OBJECTIVE: Leptomeningeal carcinomatosis (LMC), a common complication of advanced malignancies, is associated with high morbidity and mortality, yet diagnosis and treatment decisions remain challenging. This study describes the diagnostic and treatment modalities for LMC and identifies factors associated with overall survival (OS).
MATERIALS AND METHODS: We performed a single-institution retrospective study (registration #: OSU2016C0053) of 153 patients diagnosed with LMC treated at The Ohio State University, Comprehensive Cancer Center, (OSUCCC)-James between January 1, 2010 and December 31, 2015.

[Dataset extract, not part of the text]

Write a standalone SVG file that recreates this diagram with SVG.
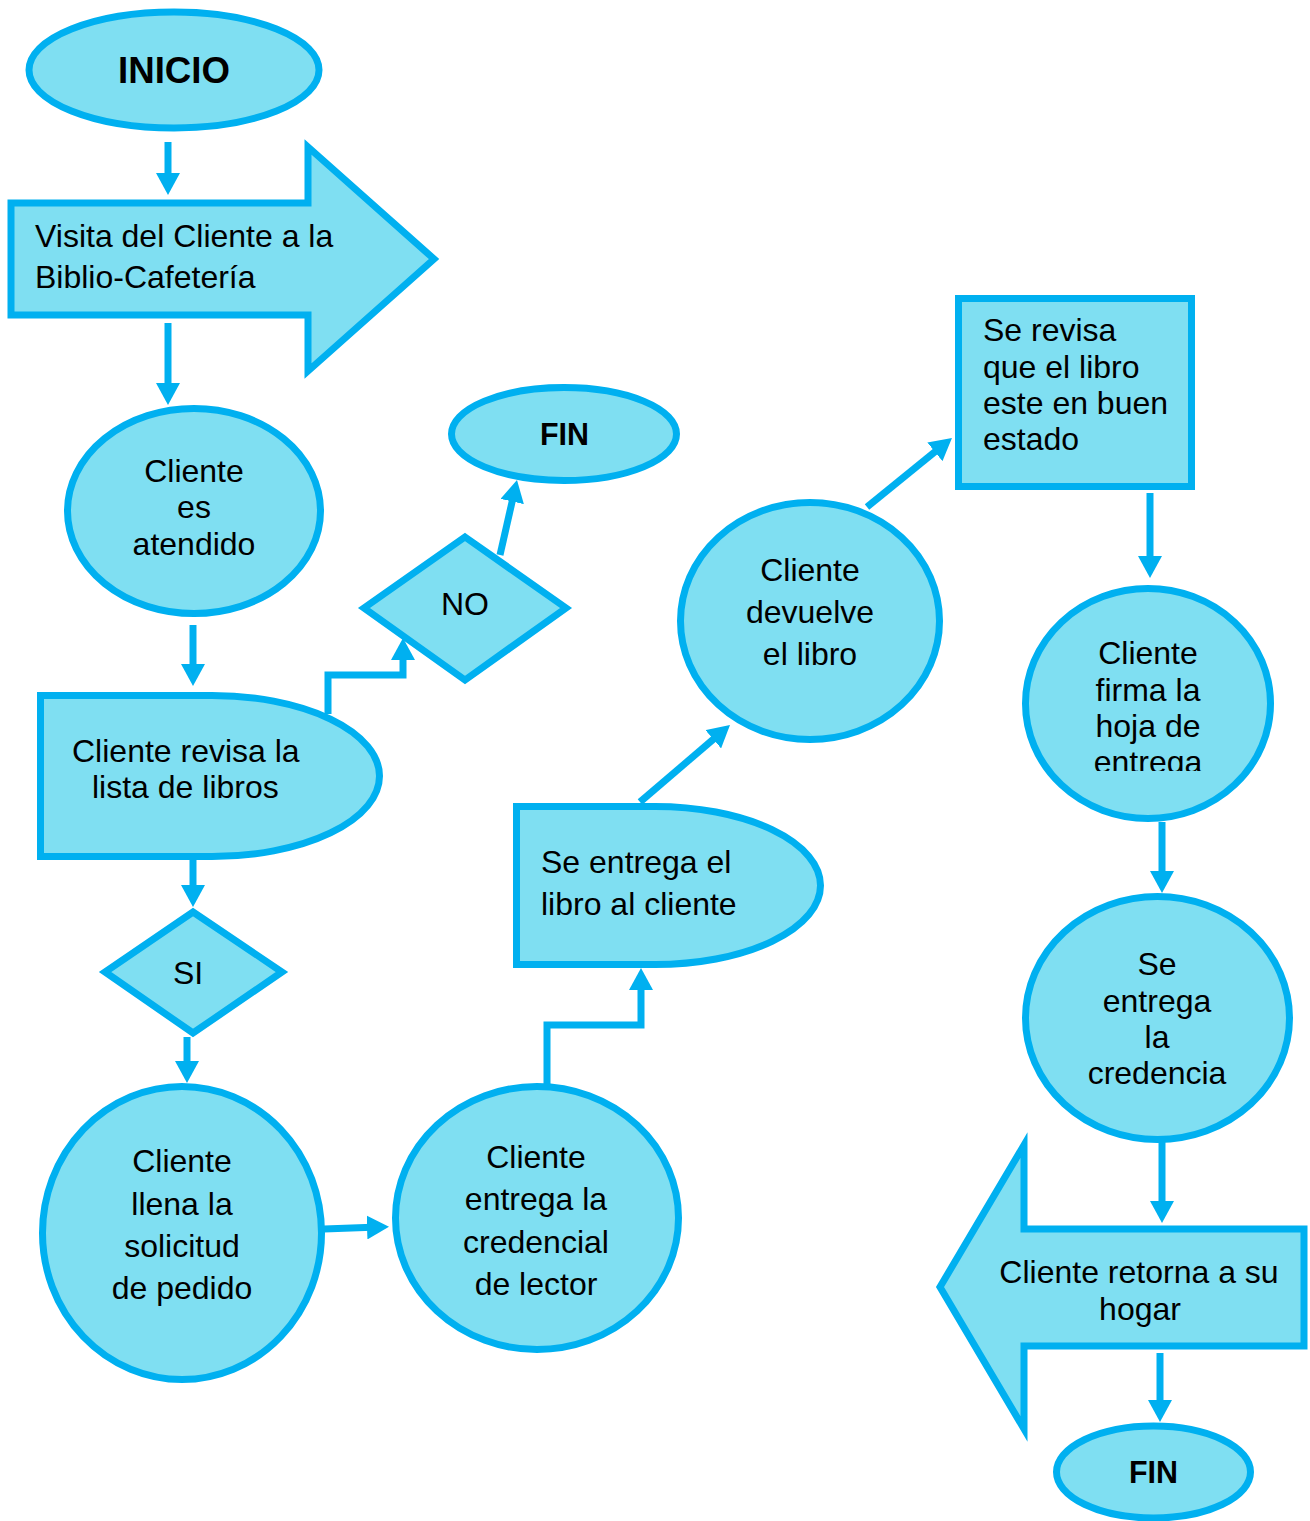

RESULTS: Median age at diagnosis was 55.7 years, and 61% had Eastern Cooperative Oncology Group baseline performance status ≤1. Most common primary tumors were breast (43%), lung (26%), and cutaneous melanoma (10%). At presentation, most patients were stage III-IV (71%) with higher grade tumors (grade III: 46%). Metastases to bone (36%), brain (33%), and lung (12%) were the most common sites with a median of 0.5 years (range, 0-14.9 years) between the diagnosis of first metastasis and of LMC. 153 (100%) patients had MRI evidence of LMC. Of the 67 (44%) who underwent lumbar puncture (LP), 33 (22%) had positive cerebrospinal fluid (CSF) cytology. Most patients received radiotherapy for LMC (60%) and chemotherapy (93%) for either the primary disease or LMC. 28 patients received intrathecal chemotherapy, 22 of whom had a primary diagnosis of breast cancer. 98% died with median OS of all patients was 1.9 months (95% CI: 1.3-2.5 months).

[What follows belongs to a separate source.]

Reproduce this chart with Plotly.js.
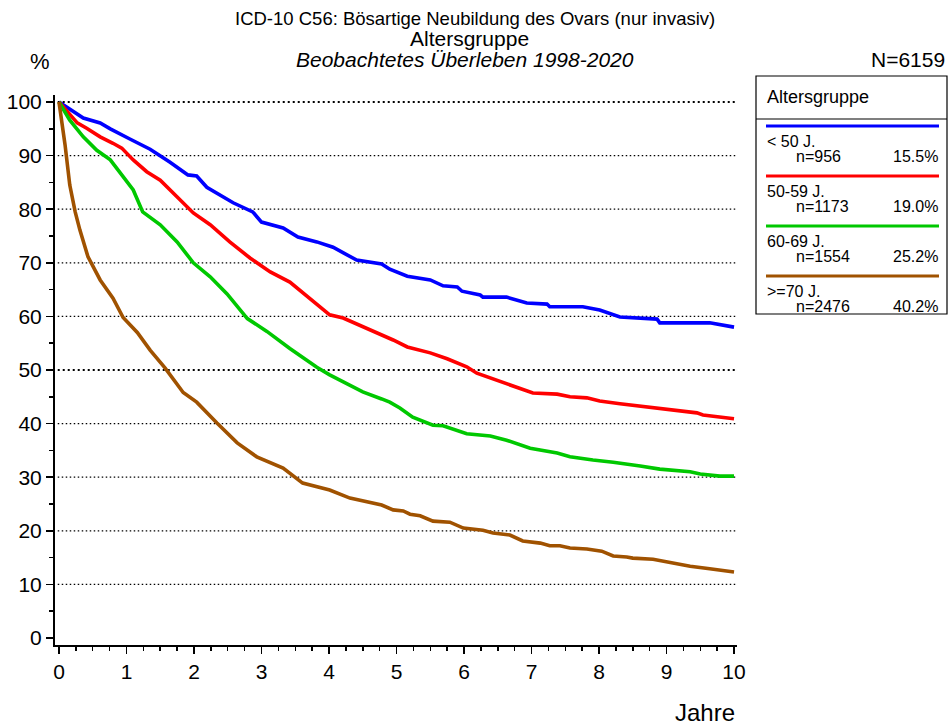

CONCLUSION: Despite improved treatments and targeted therapies, outcomes of LMC remain extremely poor. Positive CSF cytology was associated with lower OS in patients who had cytology assessed and specifically in patients with breast cancer. CSF cytology serves as an important indicator for prognosis and helps aid in developing individualized therapeutic strategies for patients with LMC.